A China deu um passo além e defendeu a legalidade do recurso à luta armada pelos palestinos, durante consulta pública da Corte Internacional de Justiça, realizada em fevereiro.
“Na minha opinião, essa é a maior surpresa na posição chinesa referente ao conflito israelo-palestino”, disse Fernandes. “A China considerou a Palestina um território que está sendo colonizado e, portanto, de acordo com preceitos internacionais reconhecidos, tem direito à resistência armada.”
De fato, o conselheiro jurídico do Ministério das Relações Exteriores da China, Ma Xinmin, declarou perante a mais alta corte da ONU que “o uso da força pelo povo palestino para resistir à opressão externa e alcançar o estabelecimento de um Estado independente é um direito inalienável”. Segundo ele, “neste caso, luta armada não é a mesma coisa que terrorismo”.
Essa interpretação foi reiterada pelo representante da China na ONU, Zhang Jun, que afirmou: “A batalha dos povos pela sua liberação, pelo seu direito à autodeterminação, inclusive a luta armada contra o colonialismo, ocupação, agressão e dominação por parte de forças estrangeiras, não deveria ser considerada atos de terrorismo”.
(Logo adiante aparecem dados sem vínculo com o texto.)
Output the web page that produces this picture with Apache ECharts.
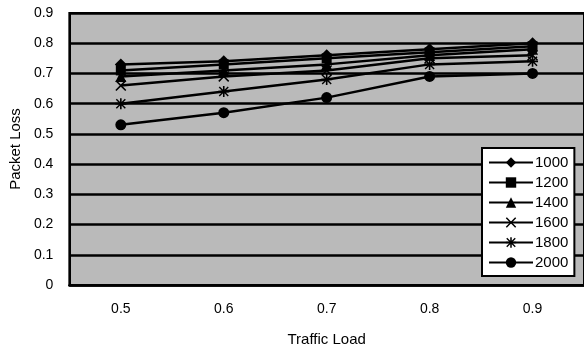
<!DOCTYPE html>
<html>
<head>
<meta charset="utf-8">
<script src="https://cdn.jsdelivr.net/npm/echarts@6/dist/echarts.min.js"></script>
<style>
  html, body { margin: 0; padding: 0; background: #fff; }
  #chart { width: 584px; height: 355px; }
</style>
</head>
<body>
<div id="chart"></div>
<script>
// Traffic load on the x axis
const categories = ['0.5', '0.6', '0.7', '0.8', '0.9'];

// Packet loss per buffer size
const seriesNames = ['1000', '1200', '1400', '1600', '1800', '2000'];
const loss1000 = [0.73, 0.74, 0.76, 0.78, 0.80];
const loss1200 = [0.71, 0.73, 0.75, 0.77, 0.79];
const loss1400 = [0.69, 0.71, 0.73, 0.76, 0.78];
const loss1600 = [0.66, 0.69, 0.71, 0.75, 0.76];
const loss1800 = [0.60, 0.64, 0.68, 0.73, 0.74];
const loss2000 = [0.53, 0.57, 0.62, 0.69, 0.70];

const yTicks = ['0', '0.1', '0.2', '0.3', '0.4', '0.5', '0.6', '0.7', '0.8', '0.9'];

const crossPath = 'path://M1,0L5,4L9,0L10,1L6,5L10,9L9,10L5,6L1,10L0,9L4,5L0,1Z';
const starPath = 'path://M1,0L5,4L9,0L10,1L6,5L10,9L9,10L5,6L1,10L0,9L4,5L0,1Z M4.2,-0.5H5.8V10.5H4.2Z M-0.5,4.2H10.5V5.8H-0.5Z';

const markers = [
  { symbol: 'diamond', size: 12 },
  { symbol: 'rect', size: 10 },
  { symbol: 'triangle', size: 11 },
  { symbol: crossPath, size: 11 },
  { symbol: starPath, size: 11 },
  { symbol: 'circle', size: 11 }
];
const values = [loss1000, loss1200, loss1400, loss1600, loss1800, loss2000];

const font = 'Liberation Sans, Arial, sans-serif';

const chart = echarts.init(document.getElementById('chart'));
chart.setOption({
  animation: false,
  backgroundColor: '#ffffff',
  textStyle: { fontFamily: font, color: '#000' },
  grid: {
    left: 68, top: 13, width: 517, height: 272,
    show: true,
    backgroundColor: '#bababa',
    borderColor: '#000',
    borderWidth: 2
  },
  legend: {
    orient: 'vertical',
    left: 482, top: 148,
    padding: [7, 6, 6, 6],
    itemGap: 5,
    itemWidth: 44,
    itemHeight: 13,
    backgroundColor: '#ffffff',
    borderColor: '#000',
    borderWidth: 2,
    textStyle: { fontFamily: font, fontSize: 15, color: '#000', padding: [0, 0, 0, -3] },
    data: seriesNames
  },
  xAxis: {
    type: 'category',
    data: categories,
    boundaryGap: true,
    name: 'Traffic Load',
    nameLocation: 'middle',
    nameGap: 47,
    nameTextStyle: { fontFamily: font, fontSize: 15, color: '#000' },
    axisLine: { lineStyle: { color: '#000', width: 2.5 } },
    axisTick: { alignWithLabel: true, length: 5, lineStyle: { color: '#000', width: 2 } },
    axisLabel: { fontFamily: font, fontSize: 14, color: '#000', margin: 17 }
  },
  yAxis: {
    type: 'value',
    min: 0, max: 0.9, interval: 0.1,
    name: 'Packet Loss',
    nameLocation: 'middle',
    nameGap: 43,
    nameTextStyle: { fontFamily: font, fontSize: 15, color: '#000' },
    axisLine: { show: true, lineStyle: { color: '#000', width: 2 } },
    axisTick: { show: false },
    axisLabel: {
      fontFamily: font, fontSize: 14, color: '#000', margin: 16,
      formatter: function (v) { return yTicks[Math.round(v * 10)]; }
    },
    splitLine: { show: true, lineStyle: { color: '#000', width: 2.5 } }
  },
  series: seriesNames.map(function (name, i) {
    return {
      name: name,
      type: 'line',
      data: values[i],
      symbol: markers[i].symbol,
      symbolSize: markers[i].size,
      showAllSymbol: true,
      color: '#000',
      lineStyle: { color: '#000', width: 2.5 },
      itemStyle: { color: '#000', borderColor: '#000', borderWidth: 0 }
    };
  })
});
</script>
</body>
</html>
“A posição é forte e vai contra a ideia de que a China age de forma tímida em assuntos do Oriente Médio”, disse Fernandes. “E difere da posição do Brasil, já que abre caminho para a China questionar se os ataques do Hamas em Israel [no dia 7 de outubro de 2023] seriam, de fato, terrorismo.”
O tom enfático adotado por Pequim, porém, não a distancia do seu objetivo principal de manter canais diplomáticos abertos e evitar um conflito generalizado no Oriente Médio.
“A China está em um momento de avanço diplomático e econômico inédito na região. Um conflito armado somente imporia obstáculos a esse avanço. A guerra generalizada agora pode interessar outros atores. Mas à China, com certeza não”, concluiu o especialista.